Ernest Doucette of Tusket was also a World War Two veteran who served in the WNSR. He, along with Keddy and Leo Glavine, Minister of Communities, Culture, and Heritage, were the first through the door to the exhibit.
“The very first thing you’ll see when you enter the museum here, to the left, is World War Two,” said Lt-Col. Butterworth. “And there’s not a single regiment in Canada that has more battle honours than the West Nova Scotia Regiment. We achieved 24 battle honours in World War Two – and that was in all theatres.”

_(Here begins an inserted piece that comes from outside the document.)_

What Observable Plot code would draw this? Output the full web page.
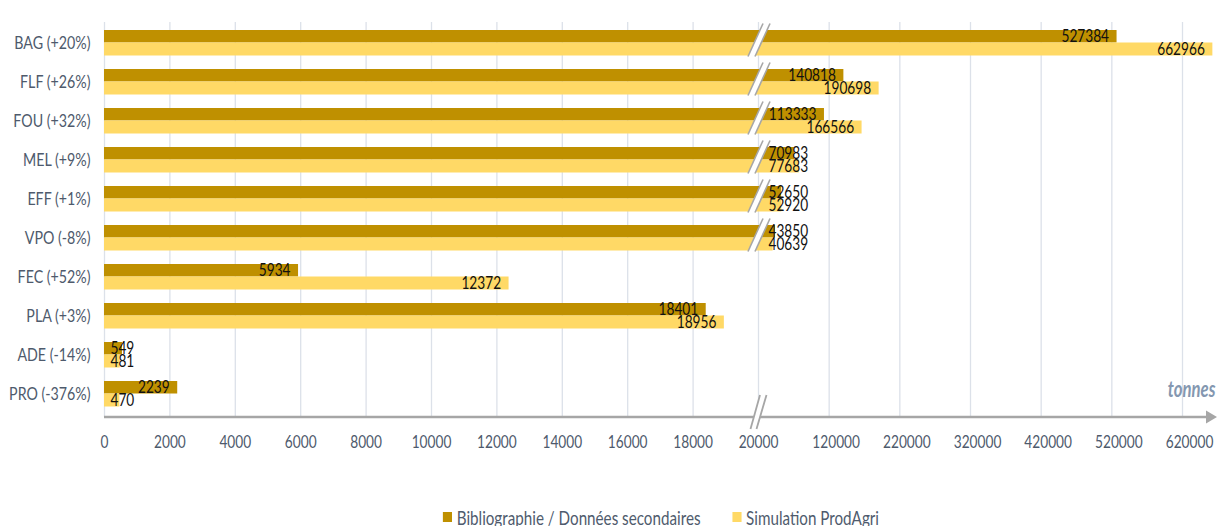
<!DOCTYPE html>
<html>
<head>
<meta charset="utf-8">
<script src="https://cdn.jsdelivr.net/npm/d3@7"></script>
<script src="https://cdn.jsdelivr.net/npm/@observablehq/plot@0.6"></script>
<style>
  body { margin: 0; background: #fff; font-family: Lato, "Liberation Sans", sans-serif; }
  #legend { height: 30px; padding-left: 104px; display: flex; justify-content: center; align-items: center; gap: 42px; font-size: 20px; color: #4F5B6D; transform: scaleX(0.76); transform-origin: 661px 50%; }
  #legend .item { display: flex; align-items: center; gap: 6px; white-space: nowrap; }
  #legend .sw { width: 12px; height: 10px; display: inline-block; }
</style>
</head>
<body>
<div id="chart"></div>
<div id="legend"></div>
<script>
// ---- data ----
const categories = ["BAG (+20%)", "FLF (+26%)", "FOU (+32%)", "MEL (+9%)", "EFF (+1%)", "VPO (-8%)", "FEC (+52%)", "PLA (+3%)", "ADE (-14%)", "PRO (-376%)"];
const seriesNames = ["Bibliographie / Données secondaires", "Simulation ProdAgri"];
const biblio   = [527384, 140818, 113333, 70983, 52650, 43850, 5934, 18401, 549, 2239];
const prodagri = [662966, 190698, 166566, 77683, 52920, 40639, 12372, 18956, 481, 470];
const xTicksLeft  = [0, 2000, 4000, 6000, 8000, 10000, 12000, 14000, 16000, 18000, 20000];
const xTicksRight = [120000, 220000, 320000, 420000, 520000, 620000];
const breakValue = 20000;
const unitLabel = "tonnes";

// ---- styles ----
const colors = ["#BF9000", "#FFD966"];
const textColor = "#4E5A6C";
const FONT = `Lato, "Liberation Sans", sans-serif`;
const squeeze = 0.76;      // horizontal compression of texts (condensed look of the reference)
const squeezeCat = 0.79;
const FS = 18;

// ---- layout ----
const W = 1218, H = 502;
const xDomain = [0, breakValue, 620000];
const xRange = [104, 758, 1182];
const yRange = [22.5, 412.5];
const xs = d3.scaleLinear().domain(xDomain).range(xRange);

const rows = [];
categories.forEach((c, i) => {
  rows.push({category: c, series: 0, value: biblio[i]});
  rows.push({category: c, series: 1, value: prodagri[i]});
});

// label placement: end-anchored inside the bar end when it fits, otherwise at the start of the segment
const digitW = 7.7;
rows.forEach(d => {
  const seg = d.value > breakValue ? breakValue : 0;
  const pad = seg ? 10 : 6;
  const len = xs(d.value) - xs(seg);
  d.seg = seg;
  d.fits = len - 8 - String(d.value).length * digitW >= pad;
});

const insets = [{insetTop: 7, insetBottom: 19.5}, {insetTop: 19.5, insetBottom: 6.5}];
const labelDy = [-6.5, 6.5];

function barBreaks(index, scales, values, dims) {
  const x = scales.x, y = scales.y;
  const bw = (y && y.bandwidth) ? y.bandwidth() : 39;
  const g = d3.create("svg:g");
  const x0 = x(breakValue);
  categories.forEach((c, i) => {
    if (Math.max(biblio[i], prodagri[i]) <= breakValue) return;
    const cy = y(c) + bw / 2;
    const yt = cy - 19, yb = cy + 14;
    const l = [[x0 - 10, yb], [x0 + 5, yt]];
    const r = [[x0 - 3, yb], [x0 + 12, yt]];
    g.append("polygon").attr("points", [l[0], l[1], r[1], r[0]].join(" ")).attr("fill", "white");
    for (const s of [l, r]) {
      g.append("line").attr("x1", s[0][0]).attr("y1", s[0][1]).attr("x2", s[1][0]).attr("y2", s[1][1])
        .attr("stroke", "#A6A6A6").attr("stroke-width", 1.6);
    }
  });
  return g.node();
}

function axisLine(index, scales, values, dims) {
  const yA = dims.height - dims.marginBottom;
  const xStart = scales.x(0), xEnd = dims.width - 1;
  const x0 = scales.x(breakValue);
  const g = d3.create("svg:g");
  g.append("line").attr("x1", xStart).attr("x2", xEnd - 8).attr("y1", yA).attr("y2", yA)
    .attr("stroke", "#A6A6A6").attr("stroke-width", 2.6);
  g.append("polygon").attr("points", [[xEnd - 11, yA - 6.5], [xEnd, yA], [xEnd - 11, yA + 6.5]].join(" ")).attr("fill", "#A6A6A6");
  const l = [[x0 - 7.5, yA + 12], [x0 + 2, yA - 22]];
  const r = [[x0 - 1.5, yA + 12], [x0 + 8.5, yA - 22]];
  g.append("polygon").attr("points", [l[0], l[1], r[1], r[0]].join(" ")).attr("fill", "white");
  for (const s of [l, r]) {
    g.append("line").attr("x1", s[0][0]).attr("y1", s[0][1]).attr("x2", s[1][0]).attr("y2", s[1][1])
      .attr("stroke", "#A6A6A6").attr("stroke-width", 1.8);
  }
  return g.node();
}

const chart = Plot.plot({
  width: W,
  height: H,
  marginLeft: 104,
  marginRight: 1,
  marginTop: 22,
  marginBottom: 85,
  style: {fontFamily: FONT, fontSize: FS + "px", background: "#fff", display: "block"},
  x: {type: "linear", domain: xDomain, range: xRange, axis: null},
  y: {type: "band", domain: categories, range: yRange, padding: 0, axis: null},
  marks: [
    Plot.ruleX(xTicksLeft.concat(xTicksRight), {x: d => d, stroke: "#DCE1E9", strokeWidth: 1.3}),
    ...[0, 1].map(s => Plot.barX(rows.filter(d => d.series === s), {
      x: "value", y: "category", fill: colors[s], ...insets[s]
    })),
    barBreaks,
    ...[0, 1].flatMap(s => [
      Plot.text(rows.filter(d => d.series === s && d.fits), {
        x: "value", y: "category", text: d => String(d.value), textAnchor: "end", dx: -8, dy: labelDy[s],
        fill: "#111", fontSize: FS
      }),
      Plot.text(rows.filter(d => d.series === s && !d.fits && d.seg === 0), {
        x: "seg", y: "category", text: d => String(d.value), textAnchor: "start", dx: 6, dy: labelDy[s],
        fill: "#111", fontSize: FS
      }),
      Plot.text(rows.filter(d => d.series === s && !d.fits && d.seg > 0), {
        x: "seg", y: "category", text: d => String(d.value), textAnchor: "start", dx: 10, dy: labelDy[s],
        fill: "#111", fontSize: FS
      })
    ]),
    Plot.text(categories, {y: d => d, frameAnchor: "left", dx: -14, textAnchor: "end", fill: textColor, fontSize: FS}),
    Plot.text(xTicksLeft, {x: d => d, frameAnchor: "bottom", dy: 25, lineAnchor: "middle", text: d => String(d), fill: textColor, fontSize: FS}),
    Plot.text(xTicksRight, {x: d => d, frameAnchor: "bottom", dy: 25, dx: 7, lineAnchor: "middle", text: d => String(d), fill: textColor, fontSize: FS}),
    axisLine,
    Plot.text([unitLabel], {frameAnchor: "bottom-right", dx: -2, dy: -21, textAnchor: "end", lineAnchor: "bottom",
      fill: "#8497B0", fontSize: 22, fontWeight: "bold", fontStyle: "italic"})
  ]
});
document.getElementById("chart").appendChild(chart);

// condensed look: compress each text horizontally, keeping its anchor
chart.querySelectorAll("text").forEach(t => {
  const w = t.getComputedTextLength();
  if (w > 0) {
    const k = categories.includes(t.textContent) ? squeezeCat : squeeze;
    t.setAttribute("textLength", (w * k).toFixed(2));
    t.setAttribute("lengthAdjust", "spacingAndGlyphs");
  }
});

const legend = document.getElementById("legend");
seriesNames.forEach((name, i) => {
  const item = document.createElement("span");
  item.className = "item";
  const sw = document.createElement("span");
  sw.className = "sw";
  sw.style.background = colors[i];
  const t = document.createElement("span");
  t.textContent = name;
  item.appendChild(sw);
  item.appendChild(t);
  legend.appendChild(item);
});
</script>
</body>
</html>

They landed in Sicily in 1943. They were in Italy from 1943 to 1945. And in 1945 were in Apeldoorn, the Netherlands where some of those soldiers were responsible for rescuing a Middleton woman who had escaped from a Nazi prison that had caught fire during an Allied bombardment. That woman was World War Two heroine Mona Parsons – recognized as Nova Scotia’s Heritage Honouree in 2018.
Glavine told that story during opening remarks. Parsons had been sentenced to death for helping Allied airmen in Holland.
“Now to see this permanent exhibit of the West Novas regiment here, to be able to trace its prominent and its noteworthy history through the years – to see it on display – I think is wonderful for both the regiment and museum,” said Glavine. “Indeed as the minister responsible for culture and history, the province certainly welcomes this addition here in Middleton.”
While those tough-as-nails West Nova soldiers distinguished themselves across Europe during World War Two, members have also gone on to distinguish themselves in modern day warfare.
Lt.Col. Butterworth points along the wall of the newly opened exhibit.
“As you scoot around the side here, you’ll also notice there are Afghanistan displays and how many soldiers have served in Afghanistan,” he said. “So many in fact that this regiment will emblaze the word ‘Afghanistan’ on our regimental colours when we’re presented new colours in the very near future.”
From 2001 to 2014 a total of 34 members of the West Novas served in the region, some completing two tours. They provided security for the Kandaher Airfield, support for NATO training missions, and helped train the Afghan National Army – among other things.
A WNSR member from Annapolis Royal who went on to command battalions in the regular forces, was Lt.-Col. Ian Hope, sometimes referred to as ‘Canada’s Man in Afghanistan.’ He commanded Task Force Orion. His desert camouflage uniform is part of the exhibit.
Because the West Nova Scotia Regiment covers from Windsor to Yarmouth, mayors from several communities were on hand for the exhibit’s opening, including Middleton Mayor Sylvester Atkinson, Kentville Mayor Sandra Snow, Windsor Mayor Anna Allen, and Kings County Mayor Peter Muttart.
Macdonald Museum Director Janice Slauenwhite was given kudos from the regiment for helping them establish a permanent location for a few years – at least. Both regiment and museum personnel seemed confident the exhibit would continue well into the future.
While Lt.-Col. Butterworth noted that the West Nova exhibit is secured at in Middleton for the next five years, he sees a longer presence.
“Interest will grow, artifacts will come in, generations that are moving on will want their memories to have a place, tell their story,” he said. “I hope they find a place here and I hope we can expand to make ourselves a bigger presence here in the Valley.”
West Novas in Peace and War is based on the regiment’s temporary Canada 150 exhibit opened at the museum in 2017. That exhibit was on the first floor and was larger in scope.
The May 6 opening attracted almost 170 people.